Liebe Gläubige!
Schon die Menschen zu Zeit Jesu hatten mit diesem Evangelium ihre Probleme! Da vergleicht Jesus Gott mit einem offensichtlich ungerechten Gutsbesitzer. Er zahlt ja den Arbeitern, die den ganzen Tag gearbeitet haben, genau so viel, wie denen die nur eine Stunde am Weinberg gewesen sind. Wie ist das zu erklären? Damals wie heute scheint Jesus mit unorthodoxen Vergleichen provozieren zu wollen: Gott ist sicher nicht ungerecht!
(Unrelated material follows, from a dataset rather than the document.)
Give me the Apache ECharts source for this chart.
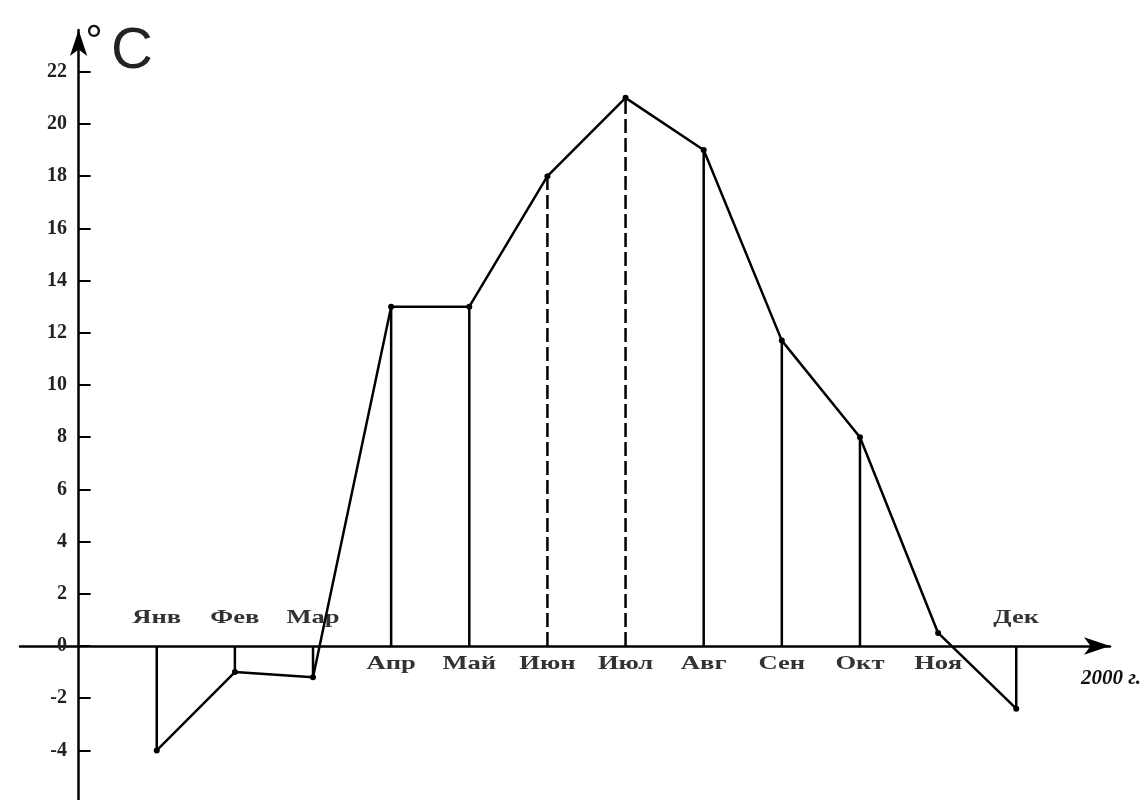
<!DOCTYPE html>
<html><head><meta charset="utf-8">
<script src="https://cdn.jsdelivr.net/npm/echarts@6/dist/echarts.min.js"></script>
<style>html,body{margin:0;padding:0;background:#fff}#c{width:1148px;height:800px}</style>
</head><body><div id="c"></div>
<script>
const months = ['Янв','Фев','Мар','Апр','Май','Июн','Июл','Авг','Сен','Окт','Ноя','Дек'];
const temps = [-4, -1, -1.2, 13, 13, 18, 21, 19, 11.7, 8, 0.5, -2.4];
const yTicks = [-4, -2, 0, 2, 4, 6, 8, 10, 12, 14, 16, 18, 20, 22];
const dropDash = ['solid','solid','solid','solid','solid','dashed','dashed','solid','solid','solid','none','solid'];

const points = temps.map((v, i) => [i + 1, v]);
const serif = '"Liberation Serif", "DejaVu Serif", serif';

const chart = echarts.init(document.getElementById('c'));
chart.setOption({
  animation: false,
  backgroundColor: '#fff',
  title: [
    { text: '°', left: 81, top: 17,
      textStyle: { fontSize: 40, fontFamily: serif, fontWeight: 'bold', color: '#111' } },
    { text: 'C', left: 106, top: 18,
      textStyle: { fontSize: 58, fontFamily: '"Liberation Sans", sans-serif', fontWeight: 'normal', color: '#222' } },
    { text: '2000 г.', right: 2, top: 663,
      textStyle: { fontSize: 21, fontFamily: serif, fontStyle: 'italic', fontWeight: 'bold', color: '#111' } }
  ],
  grid: { left: 20, right: 38, top: 30, bottom: 0, containLabel: false },
  xAxis: {
    type: 'value', min: -0.75, max: 13.2,
    axisLine: { onZero: true, symbol: ['none', 'arrow'], symbolSize: [13, 26], lineStyle: { color: '#000', width: 2.5 } },
    axisTick: { show: false }, axisLabel: { show: false }, splitLine: { show: false }
  },
  yAxis: {
    type: 'value', min: -5.9, max: 23.6,
    axisLine: { onZero: true, symbol: ['none', 'arrow'], symbolSize: [13, 26], lineStyle: { color: '#000', width: 2.5 } },
    axisTick: { customValues: yTicks, inside: true, length: 12, lineStyle: { color: '#000', width: 2 } },
    axisLabel: { customValues: yTicks, margin: -47, fontFamily: serif, fontWeight: 'bold', fontSize: 20, color: '#222' },
    splitLine: { show: false }
  },
  series: [
    {
      type: 'custom',
      data: points,
      renderItem: function (params, api) {
        const i = params.dataIndex;
        const x = api.value(0), v = api.value(1);
        const p0 = api.coord([x, 0]);
        const p1 = api.coord([x, v]);
        const children = [];
        if (dropDash[i] !== 'none') {
          children.push({
            type: 'line',
            shape: { x1: p0[0], y1: p0[1], x2: p1[0], y2: p1[1] },
            style: { stroke: '#000', lineWidth: 2.5, lineDash: dropDash[i] === 'dashed' ? [14, 5] : null }
          });
        }
        children.push({
          type: 'text',
          x: p0[0], y: v < 0 ? p0[1] - 28 : p0[1] + 18,
          scaleX: 1.4,
          style: { text: months[i], fontFamily: serif, fontWeight: 'bold', fontSize: 19,
                   fill: '#333', align: 'center', verticalAlign: 'middle' }
        });
        return { type: 'group', children: children };
      },
      z: 3
    },
    {
      type: 'line',
      data: points,
      symbol: 'circle', symbolSize: 6,
      itemStyle: { color: '#000' },
      lineStyle: { color: '#000', width: 2.5 },
      z: 4
    }
  ]
});
</script>
</body></html>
Es gibt verschiedene Erklärungsversuche für diese Bibelstelle. Aber zuerst einmal wollen wir die damaligen Verhältnisse betrachten: Der Gutsherr hat mit den Arbeitern einen Denar als Lohn ausgemacht. Das ist der übliche Lohn für ungelernte Wanderarbeiter. Mit einem Denar konnte man eine Familie einen Tag gut ernähren. Ein Denar ist also das Lebensnotwendige, das jeder braucht. Das ganze Gleichnis spielt in der Szene der Wanderarbeiter. Sie kamen von den Dörfern in der Frühe in die Stadt, um am Marktplatz zu warten, bis sie jemand als Hilfsarbeiter anwirbt. Natürlich waren die jungen und kräftigen Arbeiter am begehrtesten. Die Alten, Schwachen oder Kranken blieben oft ohne Arbeit übrig und kamen nur, wenn wirklich Not am Mann war zum Zuge. Genau so hat es auch der Gutsbesitzer gemacht. Zuerst hat der junge und kräftige Männer angestellt, und als er mehr Personal brauchte, hat er weniger geeignete Arbeiter angeworben, die noch zu späterer Stunde übrig waren. Die letzten hat er wohl nur noch aus Mitleid für eine Stunde arbeiten lassen. Das scheinbar ungerechte war nun, dass er allen den gleichen Lohn bezahlt hat. Er hat allen den lebensnotwendigen Denar ausbezahlt, selbst dann als einige Arbeiter protestierten und im Nachhinein mehr wollten. Genau so wie dieser Gutsbesitzer handelt, so handelt auch Gott bei den Menschen, sagt Jesus abschließend.
Was sagt uns das Gleichnis heute? Der Gutsbesitzer ist also Gott. Die Arbeiter im Weinberg das sind die Christen. Der Lohn ist gutes und erfülltes Leben. Der Weinberg ist die Kirche und die Gesellschaft von heute. Gott will, dass alle Menschen ein glückliches Leben haben. Ihm liegt jeder am Herzen, egal welche Voraussetzungen er mitbringt. Diese Voraussetzungen können nun körperliche, oder geistige Fähigkeiten, oder auch Handikaps sein. Jeder Mensch ist verschieden: der eine kann mehr leisten, der andere weniger. Was für Gott zählt ist die Bereitschaft in seinem Weinberg, in seiner Kirche und für eine christliche Gesellschaft mitzuarbeiten. Das gilt für jeden in der Weise, die ihm möglich ist. In diesem Sinne steht für Gott der Wille oft fürs Werk. Jedem, der auf seine Weise mitarbeitet am Reich Gottes, dem wird sein Lohn sicher sein; und Gott ist dabei nicht kleinlich. So zeigt das Gleichnis die überragende Güte Gottes, die eben nicht immer nach Leistung im Leben und im Glauben rechnet, sondern auch nach dem Bemühen. Bei Gott gibt es kein Leistungsdenken, sonst würden wir alle wohl mit sehr wenig Lohn in der Tasche nach Hause gehen. Spinnt man diesen Faden weiter, so muss bei manchem Gottesbild auch etwas korrigiert werden. Gott ist nämlich nicht der Aufpasser, der jede Sünde genau registriert und genau Buch führt. Er betrachtet unser Leben und Bemühen als Ganzes. Es kommt auf unsere wichtigen Grundentscheidungen, die den Glauben betreffen, im Leben an, und wie wir sie verwirklichen. Da kann es schon passieren, dass im Einzelfall manches schief geht. Aber das sind eben die Handikaps im Glaubensleben, die so mancher bewältigen muss. Aber wir können darauf vertrauen, dass Gott uns auch nicht anders behandelt, wie die Heiligen, wenn wir uns um eine liebende Beziehung zu Gott und den Mitmenschen bemühen. Gott schreibt keinen ab!